Common Roadblocks And Clean Fixes
Thin Credit History
Bring a co-signer with steady income and clean reports, or start smaller with a used trailer to fit the lender’s comfort zone. You can always trade up later when the file thickens.
High DTI
Knock out one small loan before you apply, or pick a shorter list of options in lower price brackets. A slightly older but well-kept rig often drives better math than a new flagship model.
Past Late Pays Or Collections
Show proof that the issue is resolved and that your last six to twelve months are spotless. A letter of explanation helps when it matches bank statements and pay stubs.
Unit Too Old
Some lenders cap age or miles. Switch to a newer unit, add more cash, or use an unsecured loan if the amount is small enough to keep the payment in range.
Red Flags To Avoid
- Yo-yo deliveries that ask you to return and sign a new note at worse terms.
- Pre-printed add-ons slipped into the contract without a clear yes from you.
- “Payment shopping” without showing you the price and rate on paper.
- Rolling old negative equity into the new RV note.
FAQ-Style Clarity Without The Fluff
Will A Co-Signer Help?
Yes, if the co-signer has solid income and clean history. The lender can price the note on the stronger file. Both parties carry the obligation.
How Much Cash Should I Bring?
As much as your budget allows while keeping your emergency fund intact. Many funded deals with lower scores land once the buyer crosses a double-digit down payment.

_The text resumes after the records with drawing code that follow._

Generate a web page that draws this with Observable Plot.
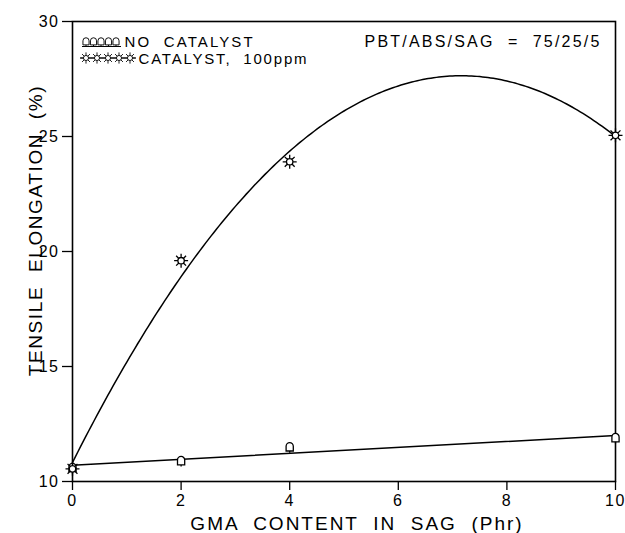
<!DOCTYPE html>
<html>
<head>
<meta charset="utf-8">
<script src="https://cdn.jsdelivr.net/npm/d3@7"></script>
<script src="https://cdn.jsdelivr.net/npm/@observablehq/plot@0.6"></script>
<style>
  body { margin: 0; background: #fff; }
  #chart { width: 625px; height: 533px; }
</style>
</head>
<body>
<div id="chart"></div>
<script>
// GMA content in SAG (phr) and measured tensile elongation (%)
const gmaContent = [0, 2, 4, 10];
const noCatalyst = [10.6, 10.9, 11.5, 11.9];
const catalyst100 = [10.55, 19.6, 23.9, 25.05];

const xTicks = [0, 2, 4, 6, 8, 10];
const yTicks = [10, 15, 20, 25, 30];

const seriesNames = ["NO  CATALYST", "CATALYST,  100ppm"];
const blendNote = "PBT/ABS/SAG  =  75/25/5";
const xTitle = "GMA  CONTENT  IN  SAG  (Phr)";
const yTitle = "TENSILE  ELONGATION  (%)";

const rowsNo = gmaContent.map((x, i) => ({ x, y: noCatalyst[i] }));
const rowsCat = gmaContent.map((x, i) => ({ x, y: catalyst100[i] }));

// least-squares quadratic through the catalyst points
function quadFit(xs, ys) {
  const S = [0, 0, 0, 0, 0], T = [0, 0, 0];
  xs.forEach((x, i) => {
    let p = 1;
    for (let k = 0; k < 5; k++) {
      S[k] += p;
      if (k < 3) T[k] += p * ys[i];
      p *= x;
    }
  });
  const A = [
    [S[0], S[1], S[2], T[0]],
    [S[1], S[2], S[3], T[1]],
    [S[2], S[3], S[4], T[2]]
  ];
  for (let i = 0; i < 3; i++)
    for (let j = i + 1; j < 3; j++) {
      const f = A[j][i] / A[i][i];
      for (let k = i; k < 4; k++) A[j][k] -= f * A[i][k];
    }
  const c = [0, 0, 0];
  for (let i = 2; i >= 0; i--) {
    let s = A[i][3];
    for (let k = i + 1; k < 3; k++) s -= A[i][k] * c[k];
    c[i] = s / A[i][i];
  }
  return c;
}
const coef = quadFit(gmaContent, catalyst100);
const [x0, x1] = d3.extent(gmaContent);
const catalystCurve = d3.range(x0, x1 + 1e-9, (x1 - x0) / 200)
  .map(x => ({ x, y: coef[0] + coef[1] * x + coef[2] * x * x }));

// marker shapes: a small arch for the uncatalysed series, a rayed sun for the catalysed one
const archSymbol = {
  draw(ctx) {
    const w = 3.6;
    ctx.moveTo(-w, 4);
    ctx.lineTo(-w, -0.8);
    ctx.arc(0, -0.8, w, Math.PI, 0);
    ctx.lineTo(w, 4);
    ctx.closePath();
    ctx.moveTo(0, 4);
    ctx.lineTo(0, 5.8);
  }
};
const sunSymbol = {
  draw(ctx) {
    const r = 3.2, R = 7;
    ctx.moveTo(r, 0);
    ctx.arc(0, 0, r, 0, 2 * Math.PI);
    for (let k = 0; k < 8; k++) {
      const a = k * Math.PI / 4;
      ctx.moveTo(Math.cos(a) * r, Math.sin(a) * r);
      ctx.lineTo(Math.cos(a) * R, Math.sin(a) * R);
    }
  }
};

const font = "'Liberation Sans', Arial, sans-serif";

const chart = Plot.plot({
  width: 625,
  height: 533,
  marginLeft: 72,
  marginRight: 10,
  marginTop: 21,
  marginBottom: 52,
  style: { fontFamily: font, fontSize: "16px", color: "#000", background: "#fff", overflow: "visible" },
  x: { domain: [0, 10] },
  y: { domain: [10, 30] },
  marks: [
    Plot.frame({ stroke: "#000", strokeWidth: 1.6 }),
    Plot.axisX({ ticks: xTicks, tickSize: 9, tickPadding: 4, label: null, stroke: "#000", strokeWidth: 1.3, fontSize: 16 }),
    Plot.axisY({ ticks: yTicks, tickSize: 10, tickPadding: 3, label: null, stroke: "#000", strokeWidth: 1.3, fontSize: 16 }),
    Plot.text([xTitle], {
      frameAnchor: "bottom", textAnchor: "middle", lineAnchor: "middle",
      dx: 13, dy: 42, fontSize: 19, fill: "#000"
    }),
    Plot.text([yTitle], {
      frameAnchor: "left", textAnchor: "middle", lineAnchor: "middle",
      dx: -37, dy: -21, rotate: -90, fontSize: 19, fill: "#000"
    }),
    Plot.linearRegressionY(rowsNo, { x: "x", y: "y", ci: 0, stroke: "#000", strokeWidth: 1.5 }),
    Plot.line(catalystCurve, { x: "x", y: "y", stroke: "#000", strokeWidth: 1.5 }),
    Plot.dot(rowsNo, { x: "x", y: "y", symbol: archSymbol, fill: "#fff", stroke: "#000", strokeWidth: 1.3 }),
    Plot.dot(rowsCat, { x: "x", y: "y", symbol: sunSymbol, fill: "#fff", stroke: "#000", strokeWidth: 1.3 }),
    Plot.text([seriesNames[0]], {
      frameAnchor: "top-left", textAnchor: "start", lineAnchor: "middle",
      dx: 52, dy: 20.5, fontSize: 15, fill: "#000"
    }),
    Plot.text([seriesNames[1]], {
      frameAnchor: "top-left", textAnchor: "start", lineAnchor: "middle",
      dx: 66, dy: 37.5, fontSize: 15, fill: "#000"
    }),
    Plot.text([blendNote], {
      frameAnchor: "top-right", textAnchor: "end", lineAnchor: "middle",
      dx: -14, dy: 20.5, fontSize: 16, fill: "#000"
    })
  ]
});

document.getElementById("chart").appendChild(chart);

// the lettering is a wide, evenly spaced plotter face
const svg = d3.select(chart);
const spacing = new Map([
  [xTitle, 2.0], [yTitle, 1.6],
  [seriesNames[0], 2.1], [seriesNames[1], 1.8], [blendNote, 2.2]
]);
svg.selectAll("text").each(function () {
  const t = this.textContent;
  const ls = spacing.has(t) ? spacing.get(t) : (/^\d+$/.test(t) ? 1.5 : 0);
  if (ls) d3.select(this).attr("letter-spacing", ls).style("letter-spacing", `${ls}px`);
});

// legend line samples: five markers strung along a short segment
const legend = svg.append("g").attr("stroke", "#000").attr("fill", "#fff").attr("stroke-width", 1.1);
const archPath = d3.symbol(archSymbol)();
const sunPath = d3.symbol(sunSymbol)();
legend.append("line").attr("x1", 82).attr("x2", 121).attr("y1", 46.5).attr("y2", 46.5);
for (let i = 0; i < 5; i++) {
  legend.append("path").attr("d", archPath)
    .attr("transform", `translate(${86 + i * 7.5},41.5) scale(0.85)`);
}
legend.append("line").attr("x1", 80).attr("x2", 136).attr("y1", 58).attr("y2", 58);
for (let i = 0; i < 5; i++) {
  legend.append("path").attr("d", sunPath)
    .attr("transform", `translate(${86 + i * 11},58) scale(0.8)`);
}
</script>
</body>
</html>
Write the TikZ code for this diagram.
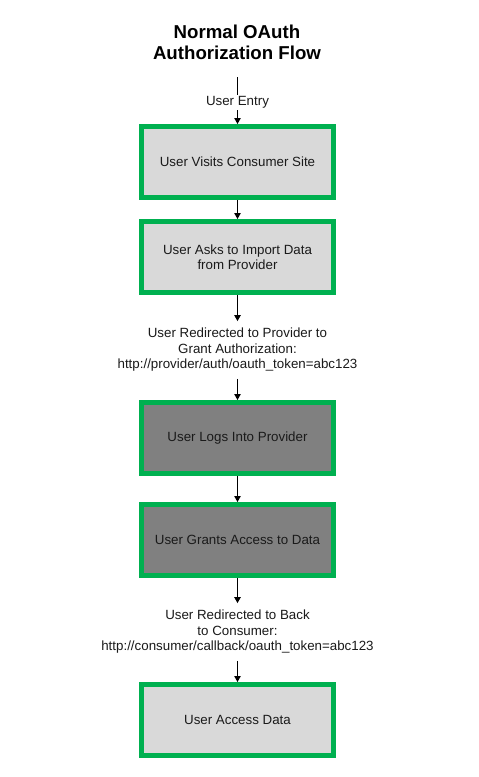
\documentclass[tikz,border=0pt]{standalone}
\usepackage{fontspec}
\setmainfont{Liberation Sans}
\usetikzlibrary{arrows.meta}
\definecolor{boxgreen}{HTML}{00B050}
\definecolor{lightfill}{HTML}{D9D9D9}
\definecolor{darkfill}{HTML}{808080}
\definecolor{txt}{HTML}{1A1A1A}
\tikzset{
  box/.style={draw=boxgreen, line width=5pt, minimum width=192pt, minimum height=71pt,
    font=\fontsize{13.33}{15.5}\selectfont, align=center, text=txt},
  lightbox/.style={box, fill=lightfill},
  darkbox/.style={box, fill=darkfill},
  lbl/.style={font=\fontsize{13.33}{15.5}\selectfont, align=center, inner xsep=0pt, text=txt},
  titlestyle/.style={font=\fontsize{18.67}{21.5}\selectfont\bfseries, align=center, inner sep=0pt},
  link/.style={draw=black, line width=0.9pt},
  flow/.style={link, -{Triangle[length=6pt,width=6.5pt]}}
}
\begin{document}
\begin{tikzpicture}[x=1pt,y=-1pt]
\useasboundingbox[fill=white] (0,0) rectangle (479,777);
\node[titlestyle] (title) at (237,42.5) {Normal OAuth\\Authorization Flow};
\node[lightbox] (b1) at (237.5,162) {User Visits Consumer Site};
\node[lightbox] (b2) at (237.5,257) {User Asks to Import Data\\from Provider};
\node[darkbox] (b3) at (237.5,438) {User Logs Into Provider};
\node[darkbox] (b4) at (237.5,540) {User Grants Access to Data};
\node[lightbox] (b5) at (237.5,720) {User Access Data};
\coordinate (start) at (237.5,77);
\node[lbl, inner ysep=1.5pt] (l1) at (237.5,102.5) {User Entry};
\node[lbl, inner ysep=7pt] (l2) at (237.5,350) {User Redirected to Provider to\\Grant Authorization:\\http://provider/auth/oauth\_token=abc123};
\node[lbl, inner ysep=7pt] (l3) at (237.5,632) {User Redirected to Back\\to Consumer:\\http://consumer/callback/oauth\_token=abc123};
\draw[link] (start) -- (l1);
\draw[flow] (l1) -- (b1);
\draw[flow] (b1) -- (b2);
\draw[flow] (b2) -- (l2);
\draw[flow] (l2) -- (b3);
\draw[flow] (b3) -- (b4);
\draw[flow] (b4) -- (l3);
\draw[flow] (l3) -- (b5);
\end{tikzpicture}
\end{document}
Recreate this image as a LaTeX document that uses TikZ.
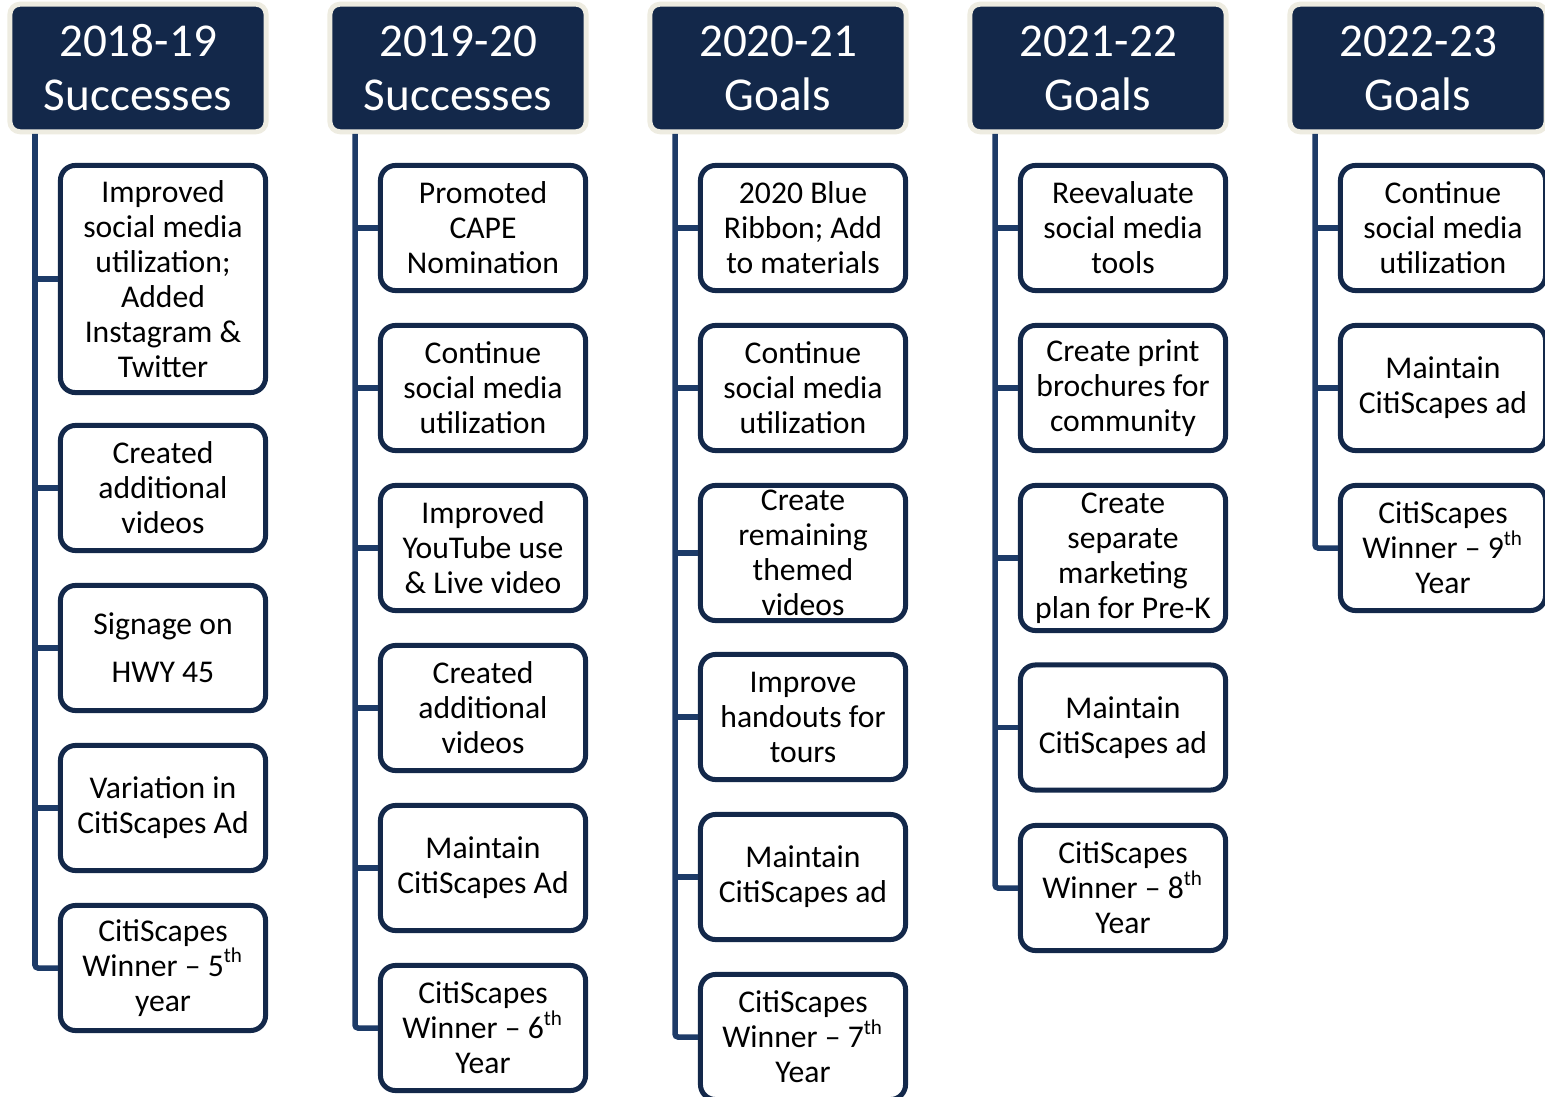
\documentclass[tikz,border=0pt]{standalone}
\usepackage{fontspec}
\setmainfont{Carlito}
\definecolor{hdrnavy}{HTML}{13284A}
\definecolor{hdredge}{HTML}{EEECE1}
\definecolor{linkblue}{HTML}{1D3B68}
\usepackage{tikz}
\usetikzlibrary{positioning}

\begin{document}
\begin{tikzpicture}[x=0.01cm, y=-0.01cm,
    hdr/.style={fill=hdrnavy, draw=hdredge, line width=0.05cm,
      rounded corners=0.1cm, minimum width=2.56cm, minimum height=1.275cm,
      inner sep=0pt, text=white, align=center,
      font=\fontsize{13.4}{15.4}\selectfont},
    item/.style={fill=white, draw=hdrnavy, line width=0.05cm,
      rounded corners=0.15cm, minimum width=2.05cm, minimum height=1.25cm,
      inner sep=0pt, align=center, font=\fontsize{9}{9.96}\selectfont},
    link/.style={draw=linkblue, line width=0.055cm}]
        \useasboundingbox (0,0) rectangle (1545,1097);
        % Column 1: 2018-19 successes
        \node[hdr] (h1) at (138, 68) {2018-19\\Successes};
        \coordinate (s1) at (35, 134);
        \node[item, minimum height=2.27cm] (a1) at (163, 279)
          {Improved\\social media\\utilization;\\Added\\Instagram \&\\Twitter};
        \node[item] (a2) at (163, 488) {Created\\additional\\videos};
        \node[item] (a3) at (163, 648) {Signage on\\[3.7pt]HWY 45};
        \node[item] (a4) at (163, 808) {Variation in\\CitiScapes Ad};
        \node[item] (a5) at (163, 968)
          {CitiScapes\\Winner -- 5\textsuperscript{th}\\year};
        \draw[link, rounded corners=0.03cm] (s1) |- (a5.west);
        \draw[link] (a1.west -| s1) -- (a1.west);
        \draw[link] (a2.west -| s1) -- (a2.west);
        \draw[link] (a3.west -| s1) -- (a3.west);
        \draw[link] (a4.west -| s1) -- (a4.west);
        % Column 2: 2019-20 successes
        \node[hdr] (h2) at (458, 68) {2019-20\\Successes};
        \coordinate (s2) at (355, 134);
        \node[item] (b1) at (483, 228) {Promoted\\CAPE\\Nomination};
        \node[item] (b2) at (483, 388) {Continue\\social media\\utilization};
        \node[item] (b3) at (483, 548) {Improved\\YouTube use\\\& Live video};
        \node[item] (b4) at (483, 708) {Created\\additional\\videos};
        \node[item] (b5) at (483, 868) {Maintain\\CitiScapes Ad};
        \node[item] (b6) at (483, 1028)
          {CitiScapes\\Winner -- 6\textsuperscript{th}\\Year};
        \draw[link, rounded corners=0.03cm] (s2) |- (b6.west);
        \draw[link] (b1.west -| s2) -- (b1.west);
        \draw[link] (b2.west -| s2) -- (b2.west);
        \draw[link] (b3.west -| s2) -- (b3.west);
        \draw[link] (b4.west -| s2) -- (b4.west);
        \draw[link] (b5.west -| s2) -- (b5.west);
        % Column 3: 2020-21 goals
        \node[hdr] (h3) at (778, 68) {2020-21\\Goals};
        \coordinate (s3) at (675, 134);
        \node[item] (c1) at (803, 228) {2020 Blue\\Ribbon; Add\\to materials};
        \node[item] (c2) at (803, 388) {Continue\\social media\\utilization};
        \node[item, minimum height=1.35cm] (c3) at (803, 553)
          {Create\\remaining\\themed\\videos};
        \node[item] (c4) at (803, 717) {Improve\\handouts for\\tours};
        \node[item] (c5) at (803, 877) {Maintain\\CitiScapes ad};
        \node[item] (c6) at (803, 1037)
          {CitiScapes\\Winner -- 7\textsuperscript{th}\\Year};
        \draw[link, rounded corners=0.03cm] (s3) |- (c6.west);
        \draw[link] (c1.west -| s3) -- (c1.west);
        \draw[link] (c2.west -| s3) -- (c2.west);
        \draw[link] (c3.west -| s3) -- (c3.west);
        \draw[link] (c4.west -| s3) -- (c4.west);
        \draw[link] (c5.west -| s3) -- (c5.west);
        % Column 4: 2021-22 goals
        \node[hdr] (h4) at (1098, 68) {2021-22\\Goals};
        \coordinate (s4) at (995, 134);
        \node[item] (d1) at (1123, 228) {Reevaluate\\social media\\tools};
        \node[item] (d2) at (1123, 388)
          {Create print\\brochures for\\community};
        \node[item, minimum height=1.45cm] (d3) at (1123, 558)
          {Create\\separate\\marketing\\plan for Pre-K};
        \node[item] (d4) at (1123, 727.5) {Maintain\\CitiScapes ad};
        \node[item] (d5) at (1123, 888)
          {CitiScapes\\Winner -- 8\textsuperscript{th}\\Year};
        \draw[link, rounded corners=0.03cm] (s4) |- (d5.west);
        \draw[link] (d1.west -| s4) -- (d1.west);
        \draw[link] (d2.west -| s4) -- (d2.west);
        \draw[link] (d3.west -| s4) -- (d3.west);
        \draw[link] (d4.west -| s4) -- (d4.west);
        % Column 5: 2022-23 goals
        \node[hdr] (h5) at (1418, 68) {2022-23\\Goals};
        \coordinate (s5) at (1315, 134);
        \node[item] (e1) at (1443, 228) {Continue\\social media\\utilization};
        \node[item] (e2) at (1443, 388) {Maintain\\CitiScapes ad};
        \node[item] (e3) at (1443, 548)
          {CitiScapes\\Winner -- 9\textsuperscript{th}\\Year};
        \draw[link, rounded corners=0.03cm] (s5) |- (e3.west);
        \draw[link] (e1.west -| s5) -- (e1.west);
        \draw[link] (e2.west -| s5) -- (e2.west);
      \end{tikzpicture}
\end{document}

What’s Better: Lower Price Or Lower Rate?
Cutting price lowers tax and interest because you borrow less. If you must choose, a real price drop usually beats a tiny rate bump on a long note.
Ready Checklist
- Two pay stubs or last two years of returns.
- Bank statements that match the down payment.
- Insurance quote for the exact unit.
- Buyer’s order with price, VIN/serial, and fees.
- Two lender offers in writing so you can compare.
Why This Approach Works
Lenders want clean data and a deal that makes sense on paper. When you show steady income, trim debt, and back the note with cash and a well-priced rig, you lower risk. That’s how people with bruised history leave with keys and a payment they can handle.